Monstrous Regiment begins with a Sweet Polly Oliver plot with a girl trying to find her brother who's been lost in the national army. As time goes by, the trope is subverted, because the "boys" she joined up with are slowly revealed to be women. Until the trope is completely inverted, with The Reveal that the only one in the squad that was male was Lt. Blouse.
In Dragon Bones, Stala is, at the same time, the armsmaster and only woman of the Blue Guard, the famous army of castle Hurog where the protagonist lives. It is never mentioned whether she would take women if any applied. She herself is an exceptional woman, who disguised herself as man to get her training, and worked her way up to her present rank.
In Orson Scott Card's Ender's Game, Petra is the only girl ever mentioned at the Battle School; when Ender is first recruited, it is mentioned that girls rarely pass the tests to get in.
Fate/Zero has Saber, a Gender Bender version of a traditionally male character to start with and the only female amongst five individual servants, each summoned by a single master. None of the masters are female.
The Hitchhiker's Guide to the Galaxy series contained only one major female character for the first three books. Douglas Adams explained why he stuck to the Smurfette Principle in an interview; he wasn't comfortable writing female characters because he didn't understand women. He allowed Trillian (instead of Arthur, as he had originally planned) to make the deductive leaps that narrowly prevent a galaxy-wide war. Then was able to avert the Principle in Books four and five by adding Fenchurch and Random, respectively.
In the Jennings series, the setting is a boys' boarding school, reducing the chances of female characters being introduced. Matron is the only female regular character (though an elderly woman, Miss Thorpe, is a minor recurring character).
Kirsty from the Johnny Maxwell Trilogy is the only girl, but does not accept her status, going so far as to call the others 'four token boys'.
Mildly deconstructed in Mistborn: The Original Trilogy. The setting's criminal underworld is heavily male-dominated, and as a result heroine Vin- raised to be a thief by her thief half-brother- has been the only (or one of the only) girl or woman in any given situation for most of her life. This has a very visible influence on her personality.
The Scream: Jesse is the only female member of The Jacob Hamer Band, and Tara the only female member of The Scream.
Tamora Pierce has stated she writes stories with female leads precisely because of Gender Inequality. When she was starting the Circle of Magic series, she saw an article that mentioned that 75% of recently published fantasy books had male heroes, so she inverted the figure by having three girls and one boy as the main characters (a male character with stereotypically "girlie" plant-based magic at that).

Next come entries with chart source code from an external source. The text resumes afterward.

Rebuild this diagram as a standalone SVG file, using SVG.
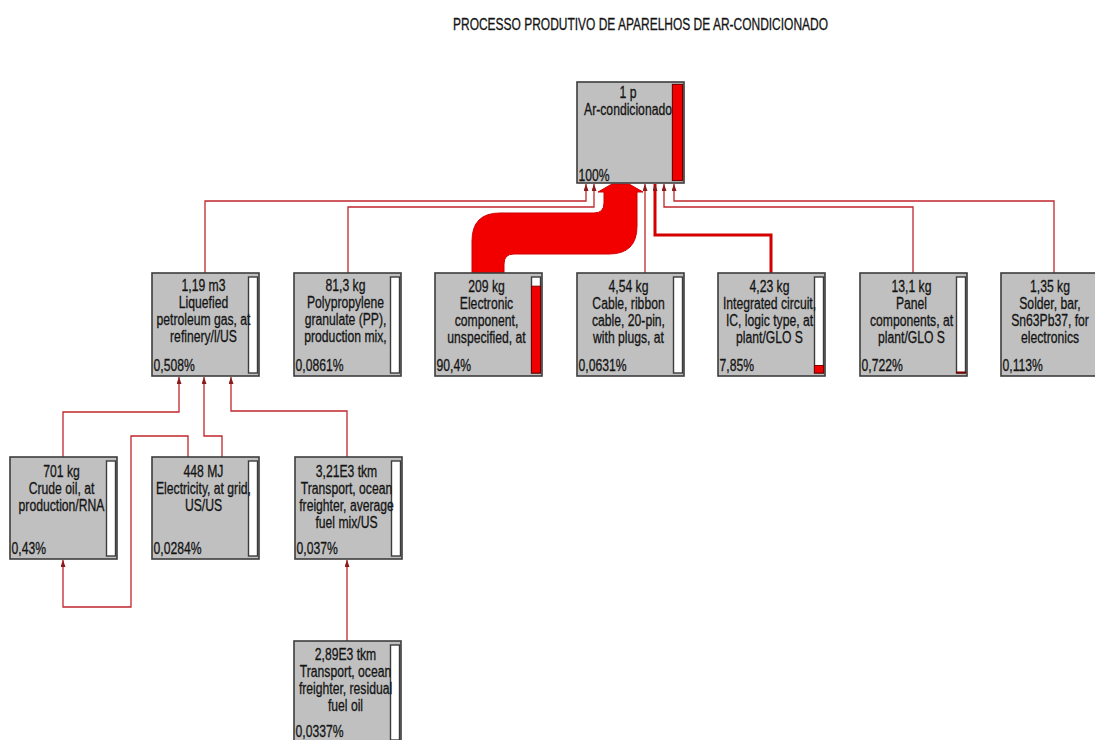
<svg xmlns="http://www.w3.org/2000/svg" width="1095" height="740" viewBox="0 0 1095 740">
  <defs>
    <style>
      .box{fill:#c0c0c0;stroke:#3c3c3c;stroke-width:1.6}
      .bar{fill:#ffffff;stroke:#3c3c3c;stroke-width:1.4}
      .lvl{fill:#f00000;stroke:#7a0000;stroke-width:1}
      text{font-family:"Liberation Sans",Arial,sans-serif;font-size:16px;fill:#141414;stroke:#141414;stroke-width:0.3}
      .c{text-anchor:middle}
      .wire{fill:none;stroke:#c0262c;stroke-width:1.3;marker-end:url(#arr)}
      .heavy{stroke:#d40000;stroke-width:3}
      .flow{fill:#f20000;stroke:#d00000;stroke-width:1}
    </style>
    <marker id="arr" viewBox="0 0 7 5" refX="7" refY="2.5" markerWidth="7" markerHeight="5" markerUnits="userSpaceOnUse" orient="auto">
      <path d="M0,0 L7,2.5 L0,5 z" fill="#8b1a1a"/>
    </marker>
  </defs>
  <rect width="1095" height="740" fill="#ffffff"/>

  <text id="title" x="453" y="30" font-size="17" textLength="375" lengthAdjust="spacingAndGlyphs">PROCESSO PRODUTIVO DE APARELHOS DE AR-CONDICIONADO</text>

  <!-- connectors -->
  <g id="connectors">
    <!-- heavy flow from electronic components -->
    <path class="flow" d="M472,273 V241 Q472,213 500,213 H594 Q604,213 604,203 V192 L598,192 L612,184 H629 L643,192 L637,192 V226 Q637,254 609,254 H514 Q504,254 504,264 V273 Z"/>
    <path class="wire" d="M205,273 V201 H586 V184"/>
    <path class="wire" d="M348,273 V207 H594 V184"/>
    <path class="wire" d="M645,273 V184"/>
    <path class="wire heavy" d="M771,273 V235 H655 V184"/>
    <path class="wire" d="M913,273 V207 H664 V184"/>
    <path class="wire" d="M1054,273 V201 H674 V184"/>
    <!-- inputs to liquefied petroleum gas -->
    <path class="wire" d="M63,457 V412 H179 V377"/>
    <path class="wire" d="M222,457 V436 H204 V377"/>
    <path class="wire" d="M347,457 V411 H231 V377"/>
    <!-- electricity to crude oil -->
    <path class="wire" d="M188,457 V436 H131 V607 H63 V560"/>
    <!-- residual fuel transport to average transport -->
    <path class="wire" d="M347,641 V560"/>
  </g>

  <!-- root process -->
  <g id="n-ac" transform="translate(577,82)">
    <rect class="box" width="107" height="101"/>
    <rect class="bar" x="95.5" y="2.5" width="10" height="96"/>
    <rect class="lvl" x="95.5" y="2.5" width="10" height="96"/>
    <text class="c" transform="translate(51,0) scale(0.76,1)"><tspan x="0" y="16">1 p</tspan><tspan x="0" y="33">Ar-condicionado</tspan></text>
    <text transform="translate(1.5,99) scale(0.76,1)">100%</text>
  </g>

  <g id="n-lpg" transform="translate(152,273)">
    <rect class="box" width="107" height="103"/>
    <rect class="bar" x="96.5" y="4" width="9" height="96"/>
    <text class="c" transform="translate(51.5,0) scale(0.76,1)"><tspan x="0" y="18">1,19 m3</tspan><tspan x="0" y="35">Liquefied</tspan><tspan x="0" y="52">petroleum gas, at</tspan><tspan x="0" y="69">refinery/l/US</tspan></text>
    <text transform="translate(1.5,98) scale(0.76,1)">0,508%</text>
  </g>

  <g id="n-pp" transform="translate(294,273)">
    <rect class="box" width="107" height="103"/>
    <rect class="bar" x="96.5" y="4" width="9" height="96"/>
    <text class="c" transform="translate(51.5,0) scale(0.76,1)"><tspan x="0" y="18">81,3 kg</tspan><tspan x="0" y="35">Polypropylene</tspan><tspan x="0" y="52">granulate (PP),</tspan><tspan x="0" y="69">production mix,</tspan></text>
    <text transform="translate(1.5,98) scale(0.76,1)">0,0861%</text>
  </g>

  <g id="n-elec-comp" transform="translate(435,273)">
    <rect class="box" width="107" height="103"/>
    <rect class="bar" x="96.5" y="4" width="9" height="96"/>
    <rect class="lvl" x="96.5" y="13.2" width="9" height="86.8"/>
    <text class="c" transform="translate(51.5,0) scale(0.76,1)"><tspan x="0" y="19">209 kg</tspan><tspan x="0" y="36">Electronic</tspan><tspan x="0" y="53">component,</tspan><tspan x="0" y="70">unspecified, at</tspan></text>
    <text transform="translate(1.5,98) scale(0.76,1)">90,4%</text>
  </g>

  <g id="n-cable" transform="translate(577,273)">
    <rect class="box" width="107" height="103"/>
    <rect class="bar" x="96.5" y="4" width="9" height="96"/>
    <text class="c" transform="translate(51.5,0) scale(0.76,1)"><tspan x="0" y="19">4,54 kg</tspan><tspan x="0" y="36">Cable, ribbon</tspan><tspan x="0" y="53">cable, 20-pin,</tspan><tspan x="0" y="70">with plugs, at</tspan></text>
    <text transform="translate(1.5,98) scale(0.76,1)">0,0631%</text>
  </g>

  <g id="n-ic" transform="translate(718,273)">
    <rect class="box" width="107" height="103"/>
    <rect class="bar" x="96.5" y="4" width="9" height="96"/>
    <rect class="lvl" x="96.5" y="92.5" width="9" height="7.5"/>
    <text class="c" transform="translate(51.5,0) scale(0.76,1)"><tspan x="0" y="19">4,23 kg</tspan><tspan x="0" y="36">Integrated circuit,</tspan><tspan x="0" y="53">IC, logic type, at</tspan><tspan x="0" y="70">plant/GLO S</tspan></text>
    <text transform="translate(1.5,98) scale(0.76,1)">7,85%</text>
  </g>

  <g id="n-panel" transform="translate(860,273)">
    <rect class="box" width="107" height="103"/>
    <rect class="bar" x="96.5" y="4" width="9" height="96"/>
    <rect class="lvl" x="96.5" y="99" width="9" height="1"/>
    <text class="c" transform="translate(51.5,0) scale(0.76,1)"><tspan x="0" y="19">13,1 kg</tspan><tspan x="0" y="36">Panel</tspan><tspan x="0" y="53">components, at</tspan><tspan x="0" y="70">plant/GLO S</tspan></text>
    <text transform="translate(1.5,98) scale(0.76,1)">0,722%</text>
  </g>

  <g id="n-solder" transform="translate(1001,273)">
    <rect class="box" width="107" height="103"/>
    <rect class="bar" x="96.5" y="4" width="9" height="96"/>
    <text class="c" transform="translate(49,0) scale(0.76,1)"><tspan x="0" y="19">1,35 kg</tspan><tspan x="0" y="36">Solder, bar,</tspan><tspan x="0" y="53">Sn63Pb37, for</tspan><tspan x="0" y="70">electronics</tspan></text>
    <text transform="translate(1.5,98) scale(0.76,1)">0,113%</text>
  </g>

  <g id="n-crude" transform="translate(10,457)">
    <rect class="box" width="107" height="102"/>
    <rect class="bar" x="96.5" y="4" width="9" height="95"/>
    <text class="c" transform="translate(51.5,0) scale(0.76,1)"><tspan x="0" y="20">701 kg</tspan><tspan x="0" y="37">Crude oil, at</tspan><tspan x="0" y="54">production/RNA</tspan></text>
    <text transform="translate(1.5,97) scale(0.76,1)">0,43%</text>
  </g>

  <g id="n-grid" transform="translate(152,457)">
    <rect class="box" width="107" height="102"/>
    <rect class="bar" x="96.5" y="4" width="9" height="95"/>
    <text class="c" transform="translate(51.5,0) scale(0.76,1)"><tspan x="0" y="20">448 MJ</tspan><tspan x="0" y="37">Electricity, at grid,</tspan><tspan x="0" y="54">US/US</tspan></text>
    <text transform="translate(1.5,97) scale(0.76,1)">0,0284%</text>
  </g>

  <g id="n-ocean-avg" transform="translate(295,457)">
    <rect class="box" width="107" height="102"/>
    <rect class="bar" x="96.5" y="4" width="9" height="95"/>
    <text class="c" transform="translate(51.5,0) scale(0.76,1)"><tspan x="0" y="20">3,21E3 tkm</tspan><tspan x="0" y="37">Transport, ocean</tspan><tspan x="0" y="54">freighter, average</tspan><tspan x="0" y="71">fuel mix/US</tspan></text>
    <text transform="translate(1.5,97) scale(0.76,1)">0,037%</text>
  </g>

  <g id="n-ocean-res" transform="translate(294,641)">
    <rect class="box" width="107" height="102"/>
    <rect class="bar" x="96.5" y="4" width="9" height="95"/>
    <text class="c" transform="translate(51.5,0) scale(0.76,1)"><tspan x="0" y="19">2,89E3 tkm</tspan><tspan x="0" y="36">Transport, ocean</tspan><tspan x="0" y="53">freighter, residual</tspan><tspan x="0" y="70">fuel oil</tspan></text>
    <text transform="translate(1.5,96) scale(0.76,1)">0,0337%</text>
  </g>
</svg>
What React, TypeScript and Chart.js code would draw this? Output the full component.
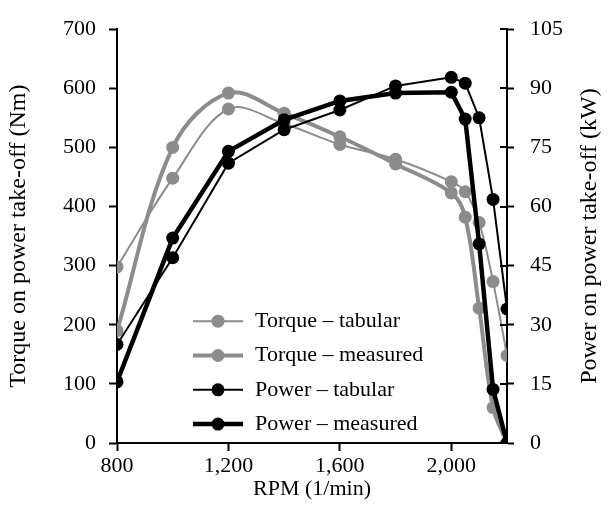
import { useEffect, useRef } from "react";
import { Chart, registerables } from "chart.js";
Chart.register(...registerables);

const rpm = [800, 1000, 1200, 1400, 1600, 1800, 2000, 2050, 2100, 2150, 2200];
const torqueTabular = [298, 448, 565, 540, 505, 480, 442, 425, 373, 273, 148];
const torqueMeasured = [190, 500, 592, 558, 518, 472, 423, 382, 228, 60, 0];
const powerTabular = [25, 47, 71, 79.5, 84.5, 90.6, 92.8, 91.3, 82.5, 61.8, 34];
const powerMeasured = [15.5, 52, 74, 82, 86.8, 88.8, 89, 82.2, 50.5, 13.6, 0];
const xTickValues = [800, 1200, 1600, 2000];
const seriesNames = ["Torque – tabular", "Torque – measured", "Power – tabular", "Power – measured"];
const leftTitle = "Torque on power take-off (Nm)";
const rightTitle = "Power on power take-off (kW)";

const FONT = "'Liberation Serif', 'Times New Roman', serif";
const GRAY = "#8c8c8c";
const BLACK = "#000000";

const toXY = (ys: number[]) => ys.map((y, i) => ({ x: rpm[i], y }));

const legendPlugin = {
  id: "innerLegend",
  afterDraw(chart: any) {
    const ctx = chart.ctx;
    const area = chart.chartArea;
    const x0 = area.left + 76;
    const y0 = area.top + 292;
    const step = 34.3;
    ctx.save();
    chart.data.datasets.forEach((ds: any, i: number) => {
      const y = y0 + i * step;
      ctx.strokeStyle = ds.borderColor;
      ctx.lineWidth = ds.borderWidth;
      ctx.beginPath();
      ctx.moveTo(x0, y);
      ctx.lineTo(x0 + 50, y);
      ctx.stroke();
      ctx.fillStyle = ds.pointBackgroundColor;
      ctx.beginPath();
      ctx.arc(x0 + 25, y, ds.pointRadius, 0, Math.PI * 2);
      ctx.fill();
      ctx.fillStyle = "#000";
      ctx.font = `22px ${FONT}`;
      ctx.textAlign = "left";
      ctx.textBaseline = "middle";
      ctx.fillText(ds.label, x0 + 62, y);
    });
    ctx.restore();
  },
};

const axisExtrasPlugin = {
  id: "axisExtras",
  afterDraw(chart: any) {
    const s = chart.scales.y1;
    const ctx = chart.ctx;
    const area = chart.chartArea;
    ctx.save();
    ctx.strokeStyle = "#000";
    ctx.lineWidth = 2;
    s.ticks.forEach((t: any) => {
      const y = Math.round(s.getPixelForValue(t.value));
      ctx.beginPath();
      ctx.moveTo(s.left - 7, y);
      ctx.lineTo(s.left, y);
      ctx.stroke();
    });
    const cy = (area.top + area.bottom) / 2;
    ctx.fillStyle = "#000";
    ctx.font = `24px ${FONT}`;
    ctx.textAlign = "center";
    ctx.textBaseline = "middle";
    ctx.translate(590, cy);
    ctx.rotate(-Math.PI / 2);
    ctx.fillText(rightTitle, 0, 0);
    ctx.restore();
  },
};

export default function App() {
  const ref = useRef<HTMLCanvasElement>(null);
  useEffect(() => {
    if (!ref.current) return;
    const mk = (label: string, data: number[], color: string, width: number, axis: string, tension: number, order: number) => ({
      label,
      data: toXY(data),
      borderColor: color,
      backgroundColor: color,
      pointBackgroundColor: color,
      pointBorderColor: color,
      pointRadius: 6.5,
      pointBorderWidth: 0,
      borderWidth: width,
      yAxisID: axis,
      tension,
      order,
      fill: false,
    });
    const chart = new Chart(ref.current, {
      type: "line",
      data: {
        datasets: [
          mk(seriesNames[0], torqueTabular, GRAY, 2, "y", 0.35, 4),
          mk(seriesNames[1], torqueMeasured, GRAY, 4, "y", 0.35, 3),
          mk(seriesNames[2], powerTabular, BLACK, 2, "y1", 0, 2),
          mk(seriesNames[3], powerMeasured, BLACK, 4.5, "y1", 0, 1),
        ],
      },
      options: {
        animation: false,
        responsive: false,
        devicePixelRatio: 1,
        layout: { padding: { top: 20, left: 0, right: 0, bottom: 0 } },
        plugins: { legend: { display: false }, tooltip: { enabled: false } },
        scales: {
          x: {
            type: "linear",
            min: 800,
            max: 2200,
            afterBuildTicks: (s: any) => {
              s.ticks = xTickValues.map((v) => ({ value: v }));
            },
            afterFit: (s: any) => {
              s.height = 80;
            },
            grid: { drawOnChartArea: false, tickLength: 8, tickColor: "#000", tickWidth: 2 },
            border: { display: true, color: "#000", width: 2 },
            ticks: {
              color: "#000",
              font: { family: FONT, size: 22 },
              padding: 2,
              maxRotation: 0,
              callback: (v: any) => Number(v).toLocaleString("en-US"),
            },
            title: {
              display: true,
              text: "RPM (1/min)",
              color: "#000",
              font: { family: FONT, size: 22 },
              padding: { top: 0, bottom: 21 },
            },
          },
          y: {
            position: "left",
            min: 0,
            max: 700,
            afterFit: (s: any) => {
              s.width = 117;
            },
            grid: { drawOnChartArea: false, tickLength: 8, tickColor: "#000", tickWidth: 2 },
            border: { display: true, color: "#000", width: 2 },
            ticks: { stepSize: 100, color: "#000", font: { family: FONT, size: 22 }, padding: 13 },
            title: {
              display: true,
              text: leftTitle,
              color: "#000",
              font: { family: FONT, size: 24 },
              padding: { top: 4, bottom: 0 },
            },
          },
          y1: {
            position: "right",
            min: 0,
            max: 105,
            afterFit: (s: any) => {
              s.width = 101;
            },
            grid: { drawOnChartArea: false, tickLength: 7, tickColor: "#000", tickWidth: 2 },
            border: { display: true, color: "#000", width: 2 },
            ticks: { stepSize: 15, color: "#000", font: { family: FONT, size: 22 }, padding: 16 },
            title: { display: false },
          },
        },
      } as any,
      plugins: [legendPlugin, axisExtrasPlugin],
    });
    return () => chart.destroy();
  }, []);
  return (
    <div style={{ position: "fixed", left: 0, top: 0, width: 608, height: 523, background: "#fff" }}>
      <canvas ref={ref} width={608} height={523} />
    </div>
  );
}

Tolkien's Legendarium features very few women, but only rarely follows the actual Smurfette Principle. Tolkien has mentioned that there is only one known dwarf woman in history - Fíli and Kíli's mother, Dís (who is briefly mentioned in The Hobbit and in the appendices to Lord of the Rings). Others certainly exist, but she is the only one he named.
Leah Clearwater in the Twilight series is the sole female werewolf not only in her pack, but in HISTORY.
In Sharon Creech's The Wanderer, Sophie is the only girl among the surly crew of the titular sailboat, made up of her three uncles and two (male) cousins. And they didn't even want to take her in the first place. Their main reasoning was "wouldn't you rather stay at land, where you can take shower every day?".